Progress is being made to improve the drinking-water system, and those steps forward may appease some angry residents. Further, a state oversight board has voted to return local control to the city’s election officials, and a preliminary criminal trial is underway in Flint against four Michigan Dept. of Environmental Quality officials charged with criminal wrongdoing in the water crisis.
On Jan. 11, Warren Green, vice president for Lockwood, Andrews & Newnam (LAN), testified in the trial on his interactions with Flint’s state-appointed water manager. LAN was a consultant to Flint, advising it on water-system operations. LAN is the subject of civil lawsuits, though the company has said it recommended corrosion control and other measures that were ignored.
Green testified that the water manager and other officials said corrosion control would not be required by the state until the plant had been operating for a year, according to the news outlet MLive. Green also said the water treatment plant was in a state of “such disrepair” that LAN couldn’t fully evaluate the plant.

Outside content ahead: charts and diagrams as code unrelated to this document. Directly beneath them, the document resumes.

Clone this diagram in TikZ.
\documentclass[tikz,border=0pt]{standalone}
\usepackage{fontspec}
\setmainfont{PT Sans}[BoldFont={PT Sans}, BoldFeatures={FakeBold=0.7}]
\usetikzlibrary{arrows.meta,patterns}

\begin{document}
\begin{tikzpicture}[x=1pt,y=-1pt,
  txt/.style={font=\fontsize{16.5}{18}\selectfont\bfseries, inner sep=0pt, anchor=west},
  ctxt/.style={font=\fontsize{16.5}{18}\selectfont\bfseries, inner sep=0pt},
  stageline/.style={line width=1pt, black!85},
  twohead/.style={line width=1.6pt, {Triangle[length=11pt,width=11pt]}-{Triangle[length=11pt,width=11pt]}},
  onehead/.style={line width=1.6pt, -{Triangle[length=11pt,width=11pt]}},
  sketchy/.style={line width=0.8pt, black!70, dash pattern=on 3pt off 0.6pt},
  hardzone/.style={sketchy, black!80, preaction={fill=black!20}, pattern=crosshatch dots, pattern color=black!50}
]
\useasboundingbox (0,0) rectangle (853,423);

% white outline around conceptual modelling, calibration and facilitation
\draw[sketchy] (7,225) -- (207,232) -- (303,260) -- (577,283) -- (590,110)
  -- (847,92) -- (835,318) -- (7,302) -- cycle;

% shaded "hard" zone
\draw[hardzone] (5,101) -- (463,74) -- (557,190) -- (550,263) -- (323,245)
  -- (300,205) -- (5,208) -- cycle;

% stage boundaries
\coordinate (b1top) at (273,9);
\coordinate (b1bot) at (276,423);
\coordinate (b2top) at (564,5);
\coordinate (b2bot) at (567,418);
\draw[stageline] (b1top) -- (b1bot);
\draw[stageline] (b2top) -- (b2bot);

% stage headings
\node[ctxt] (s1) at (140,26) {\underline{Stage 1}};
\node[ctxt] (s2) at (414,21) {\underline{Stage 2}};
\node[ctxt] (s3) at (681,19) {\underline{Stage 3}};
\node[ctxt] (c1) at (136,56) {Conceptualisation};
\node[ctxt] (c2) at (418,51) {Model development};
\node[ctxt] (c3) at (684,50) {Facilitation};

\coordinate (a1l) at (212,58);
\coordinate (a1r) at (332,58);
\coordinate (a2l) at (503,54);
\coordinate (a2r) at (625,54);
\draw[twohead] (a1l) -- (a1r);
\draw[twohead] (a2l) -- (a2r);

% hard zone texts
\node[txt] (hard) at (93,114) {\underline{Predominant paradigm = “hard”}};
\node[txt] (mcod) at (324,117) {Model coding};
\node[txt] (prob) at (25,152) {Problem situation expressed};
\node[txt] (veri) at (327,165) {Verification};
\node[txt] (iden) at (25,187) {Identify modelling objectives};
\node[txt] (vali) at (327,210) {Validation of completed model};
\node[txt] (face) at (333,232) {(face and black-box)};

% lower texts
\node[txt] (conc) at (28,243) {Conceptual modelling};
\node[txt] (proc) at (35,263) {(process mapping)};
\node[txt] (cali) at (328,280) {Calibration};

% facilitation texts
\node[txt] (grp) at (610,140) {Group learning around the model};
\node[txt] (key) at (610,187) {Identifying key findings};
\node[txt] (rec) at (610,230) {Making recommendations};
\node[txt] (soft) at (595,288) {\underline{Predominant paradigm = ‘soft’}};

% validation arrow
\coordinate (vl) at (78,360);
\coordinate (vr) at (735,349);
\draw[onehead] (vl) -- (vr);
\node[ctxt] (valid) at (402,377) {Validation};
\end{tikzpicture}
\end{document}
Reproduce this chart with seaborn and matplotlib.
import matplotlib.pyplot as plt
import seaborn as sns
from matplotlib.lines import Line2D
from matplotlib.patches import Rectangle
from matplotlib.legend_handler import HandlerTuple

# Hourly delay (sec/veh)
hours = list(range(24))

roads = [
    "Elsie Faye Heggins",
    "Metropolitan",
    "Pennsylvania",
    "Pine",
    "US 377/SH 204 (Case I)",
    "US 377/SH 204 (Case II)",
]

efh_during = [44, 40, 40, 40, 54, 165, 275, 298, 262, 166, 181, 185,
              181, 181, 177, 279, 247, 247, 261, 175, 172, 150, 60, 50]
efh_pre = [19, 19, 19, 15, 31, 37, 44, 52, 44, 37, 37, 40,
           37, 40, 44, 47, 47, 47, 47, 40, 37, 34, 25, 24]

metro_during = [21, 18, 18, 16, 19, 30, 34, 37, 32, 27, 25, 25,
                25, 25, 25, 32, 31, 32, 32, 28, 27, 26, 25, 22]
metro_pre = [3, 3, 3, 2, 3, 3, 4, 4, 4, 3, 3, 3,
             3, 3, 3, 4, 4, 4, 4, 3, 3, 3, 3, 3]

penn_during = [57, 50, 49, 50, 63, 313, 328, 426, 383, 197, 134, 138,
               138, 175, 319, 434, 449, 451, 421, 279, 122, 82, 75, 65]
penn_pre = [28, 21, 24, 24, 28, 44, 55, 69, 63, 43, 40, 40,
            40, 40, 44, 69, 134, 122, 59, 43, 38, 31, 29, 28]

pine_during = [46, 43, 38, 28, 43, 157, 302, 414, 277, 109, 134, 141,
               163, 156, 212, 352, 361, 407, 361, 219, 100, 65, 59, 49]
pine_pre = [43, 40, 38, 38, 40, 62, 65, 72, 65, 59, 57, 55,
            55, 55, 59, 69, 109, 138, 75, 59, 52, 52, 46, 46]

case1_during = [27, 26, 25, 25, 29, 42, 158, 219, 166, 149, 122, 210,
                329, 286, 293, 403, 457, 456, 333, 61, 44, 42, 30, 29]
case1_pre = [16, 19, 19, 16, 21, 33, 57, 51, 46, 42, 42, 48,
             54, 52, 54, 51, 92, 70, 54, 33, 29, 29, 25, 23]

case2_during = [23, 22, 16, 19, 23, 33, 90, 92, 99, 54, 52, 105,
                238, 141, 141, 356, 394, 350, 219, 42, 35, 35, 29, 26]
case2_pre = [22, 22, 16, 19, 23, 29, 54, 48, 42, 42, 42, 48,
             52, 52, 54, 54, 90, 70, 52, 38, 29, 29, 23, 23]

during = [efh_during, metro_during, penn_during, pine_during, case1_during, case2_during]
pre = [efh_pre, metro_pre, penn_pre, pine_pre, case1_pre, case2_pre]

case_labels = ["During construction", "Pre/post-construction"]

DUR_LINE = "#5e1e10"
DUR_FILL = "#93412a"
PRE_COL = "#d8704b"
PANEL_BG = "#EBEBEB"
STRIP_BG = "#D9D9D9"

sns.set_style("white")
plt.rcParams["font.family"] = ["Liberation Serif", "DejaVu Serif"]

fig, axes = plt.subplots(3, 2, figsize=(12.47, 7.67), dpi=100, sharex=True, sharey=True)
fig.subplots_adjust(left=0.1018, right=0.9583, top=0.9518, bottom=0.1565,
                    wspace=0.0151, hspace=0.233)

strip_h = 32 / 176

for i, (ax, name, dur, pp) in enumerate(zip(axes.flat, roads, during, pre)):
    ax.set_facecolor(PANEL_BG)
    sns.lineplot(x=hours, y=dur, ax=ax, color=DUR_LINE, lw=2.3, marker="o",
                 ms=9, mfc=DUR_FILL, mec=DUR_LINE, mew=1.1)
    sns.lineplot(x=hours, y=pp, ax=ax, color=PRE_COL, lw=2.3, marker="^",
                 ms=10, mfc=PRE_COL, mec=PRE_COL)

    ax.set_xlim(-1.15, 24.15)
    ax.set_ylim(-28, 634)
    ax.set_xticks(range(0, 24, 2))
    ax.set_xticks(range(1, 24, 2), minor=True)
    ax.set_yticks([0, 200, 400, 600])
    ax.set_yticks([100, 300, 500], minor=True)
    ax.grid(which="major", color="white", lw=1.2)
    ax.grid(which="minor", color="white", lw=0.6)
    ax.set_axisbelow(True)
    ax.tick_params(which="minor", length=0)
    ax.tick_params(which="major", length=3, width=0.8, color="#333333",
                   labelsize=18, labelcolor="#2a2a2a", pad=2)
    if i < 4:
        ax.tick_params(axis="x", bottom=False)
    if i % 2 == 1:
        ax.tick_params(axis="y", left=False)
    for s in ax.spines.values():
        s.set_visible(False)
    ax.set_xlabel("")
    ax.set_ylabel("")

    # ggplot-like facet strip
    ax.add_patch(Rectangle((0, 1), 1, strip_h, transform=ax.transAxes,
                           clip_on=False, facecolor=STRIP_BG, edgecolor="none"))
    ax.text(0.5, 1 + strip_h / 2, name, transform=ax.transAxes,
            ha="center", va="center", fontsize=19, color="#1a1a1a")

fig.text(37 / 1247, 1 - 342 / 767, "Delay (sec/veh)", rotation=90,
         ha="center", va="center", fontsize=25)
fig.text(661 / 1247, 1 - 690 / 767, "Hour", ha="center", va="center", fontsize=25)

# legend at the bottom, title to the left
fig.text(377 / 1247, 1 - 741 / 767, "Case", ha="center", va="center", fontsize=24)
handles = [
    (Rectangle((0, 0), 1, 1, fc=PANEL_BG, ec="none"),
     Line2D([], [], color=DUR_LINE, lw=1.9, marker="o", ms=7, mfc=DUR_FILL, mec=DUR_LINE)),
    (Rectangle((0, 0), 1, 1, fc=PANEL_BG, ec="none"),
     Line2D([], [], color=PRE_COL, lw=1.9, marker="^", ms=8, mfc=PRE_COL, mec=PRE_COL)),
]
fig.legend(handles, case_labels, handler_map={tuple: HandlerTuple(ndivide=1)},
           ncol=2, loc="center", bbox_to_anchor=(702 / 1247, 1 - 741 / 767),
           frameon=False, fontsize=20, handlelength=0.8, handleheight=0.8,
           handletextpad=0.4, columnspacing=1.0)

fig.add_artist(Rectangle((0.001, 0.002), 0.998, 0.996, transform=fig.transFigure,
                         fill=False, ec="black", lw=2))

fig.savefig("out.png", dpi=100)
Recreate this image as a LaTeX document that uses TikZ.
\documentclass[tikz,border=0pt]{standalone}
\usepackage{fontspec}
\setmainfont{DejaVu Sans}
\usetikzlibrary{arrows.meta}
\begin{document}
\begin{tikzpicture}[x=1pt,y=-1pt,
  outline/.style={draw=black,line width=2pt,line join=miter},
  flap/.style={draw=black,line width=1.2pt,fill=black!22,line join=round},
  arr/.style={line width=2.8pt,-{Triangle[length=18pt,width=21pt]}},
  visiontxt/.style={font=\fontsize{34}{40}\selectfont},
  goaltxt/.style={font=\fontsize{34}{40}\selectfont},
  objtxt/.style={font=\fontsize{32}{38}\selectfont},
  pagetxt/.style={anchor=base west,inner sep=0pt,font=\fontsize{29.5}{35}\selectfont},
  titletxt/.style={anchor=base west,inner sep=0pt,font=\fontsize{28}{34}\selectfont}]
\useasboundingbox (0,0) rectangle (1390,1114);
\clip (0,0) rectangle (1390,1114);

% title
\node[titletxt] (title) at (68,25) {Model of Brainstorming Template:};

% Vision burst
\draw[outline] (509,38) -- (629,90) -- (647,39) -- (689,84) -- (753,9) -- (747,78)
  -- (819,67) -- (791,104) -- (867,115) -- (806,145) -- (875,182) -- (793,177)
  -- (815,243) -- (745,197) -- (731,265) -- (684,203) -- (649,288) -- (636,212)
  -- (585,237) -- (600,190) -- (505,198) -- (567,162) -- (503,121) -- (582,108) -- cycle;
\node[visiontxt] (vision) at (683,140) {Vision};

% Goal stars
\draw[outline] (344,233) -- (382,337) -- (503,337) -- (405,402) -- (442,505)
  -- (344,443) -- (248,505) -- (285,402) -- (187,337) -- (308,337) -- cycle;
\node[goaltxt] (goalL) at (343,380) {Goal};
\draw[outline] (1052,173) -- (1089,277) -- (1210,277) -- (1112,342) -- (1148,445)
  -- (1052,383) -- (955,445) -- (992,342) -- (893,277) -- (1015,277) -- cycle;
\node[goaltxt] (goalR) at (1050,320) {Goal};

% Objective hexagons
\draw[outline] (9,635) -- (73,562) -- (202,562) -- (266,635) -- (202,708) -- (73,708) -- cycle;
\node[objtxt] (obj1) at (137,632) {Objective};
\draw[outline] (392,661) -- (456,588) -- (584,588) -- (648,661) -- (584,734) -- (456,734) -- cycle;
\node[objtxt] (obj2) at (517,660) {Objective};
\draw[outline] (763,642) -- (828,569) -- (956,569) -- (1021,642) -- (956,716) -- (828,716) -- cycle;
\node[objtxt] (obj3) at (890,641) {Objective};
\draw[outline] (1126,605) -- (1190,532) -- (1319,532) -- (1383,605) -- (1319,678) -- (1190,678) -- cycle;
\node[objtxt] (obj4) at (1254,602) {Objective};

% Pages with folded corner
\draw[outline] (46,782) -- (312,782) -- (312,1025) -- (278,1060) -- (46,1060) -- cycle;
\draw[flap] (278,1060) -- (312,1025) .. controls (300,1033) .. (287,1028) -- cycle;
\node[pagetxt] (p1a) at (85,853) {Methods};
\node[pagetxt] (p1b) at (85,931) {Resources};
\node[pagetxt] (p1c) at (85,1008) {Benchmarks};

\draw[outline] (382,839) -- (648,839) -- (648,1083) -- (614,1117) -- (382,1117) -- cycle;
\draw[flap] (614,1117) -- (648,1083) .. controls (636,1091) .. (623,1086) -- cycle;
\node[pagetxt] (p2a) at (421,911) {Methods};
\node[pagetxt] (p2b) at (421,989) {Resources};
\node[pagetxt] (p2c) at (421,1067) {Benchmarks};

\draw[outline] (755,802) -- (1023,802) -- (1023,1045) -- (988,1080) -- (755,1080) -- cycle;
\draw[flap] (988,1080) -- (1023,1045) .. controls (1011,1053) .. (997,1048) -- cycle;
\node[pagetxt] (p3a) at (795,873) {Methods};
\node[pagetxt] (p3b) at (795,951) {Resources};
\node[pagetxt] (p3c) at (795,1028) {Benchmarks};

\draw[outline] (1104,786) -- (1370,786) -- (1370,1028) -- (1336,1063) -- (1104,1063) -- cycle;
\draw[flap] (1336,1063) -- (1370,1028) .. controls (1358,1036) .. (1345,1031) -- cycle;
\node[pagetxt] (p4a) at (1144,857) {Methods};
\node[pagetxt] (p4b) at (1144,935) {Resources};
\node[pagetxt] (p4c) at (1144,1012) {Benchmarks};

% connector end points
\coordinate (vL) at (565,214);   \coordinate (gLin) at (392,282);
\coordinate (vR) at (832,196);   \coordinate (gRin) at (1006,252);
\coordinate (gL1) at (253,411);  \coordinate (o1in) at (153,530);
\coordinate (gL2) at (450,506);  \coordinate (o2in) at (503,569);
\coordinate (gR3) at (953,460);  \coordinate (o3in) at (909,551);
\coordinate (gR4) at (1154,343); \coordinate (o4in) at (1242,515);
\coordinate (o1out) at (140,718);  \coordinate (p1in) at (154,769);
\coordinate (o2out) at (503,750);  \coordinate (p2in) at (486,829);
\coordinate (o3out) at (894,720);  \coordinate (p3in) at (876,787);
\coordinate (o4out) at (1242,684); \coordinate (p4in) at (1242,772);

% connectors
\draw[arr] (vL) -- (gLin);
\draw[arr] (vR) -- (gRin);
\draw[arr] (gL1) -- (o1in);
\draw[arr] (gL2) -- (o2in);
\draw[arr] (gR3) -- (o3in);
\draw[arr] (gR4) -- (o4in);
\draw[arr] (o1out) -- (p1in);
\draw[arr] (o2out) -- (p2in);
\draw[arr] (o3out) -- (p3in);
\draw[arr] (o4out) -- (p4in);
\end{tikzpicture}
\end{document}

In November, the city finalized a contract to receive water for 30 years from the Great Lakes Water Authority, rendering the treatment plant largely unnecessary, but there is still work needed to improve the city’s water distribution system, including the continued replacement of lead-tainted service pipes. To date, approximately 6,600 of 20,000 pipes have been replaced.
Arcadis was hired by the city to develop a distribution optimization plan that the firm will deliver in February. The plan is set to include standard operating procedures, staffing and operational recommendations, condition assessments and hydrologic modeling, among other items, says Chris Hill, water supply and treatment leader for Arcadis. That modeling has led to recommendations to reduce the city’s storage facilities, so that residents will receive fresher water, and recommendations for smaller water lines to serve a smaller population. As part of its work, Arcadis has held public meetings to get information about the system and help build trust with the public.
In a Jan. 8 letter to the Environmental Protection Agency, City Mayor Karen Weaver (D) says much of the recommended work, including a storage and pumping station, a chemical building and a secondary water-source transmission main, will be completed in 2019 using $120 million in federal funding.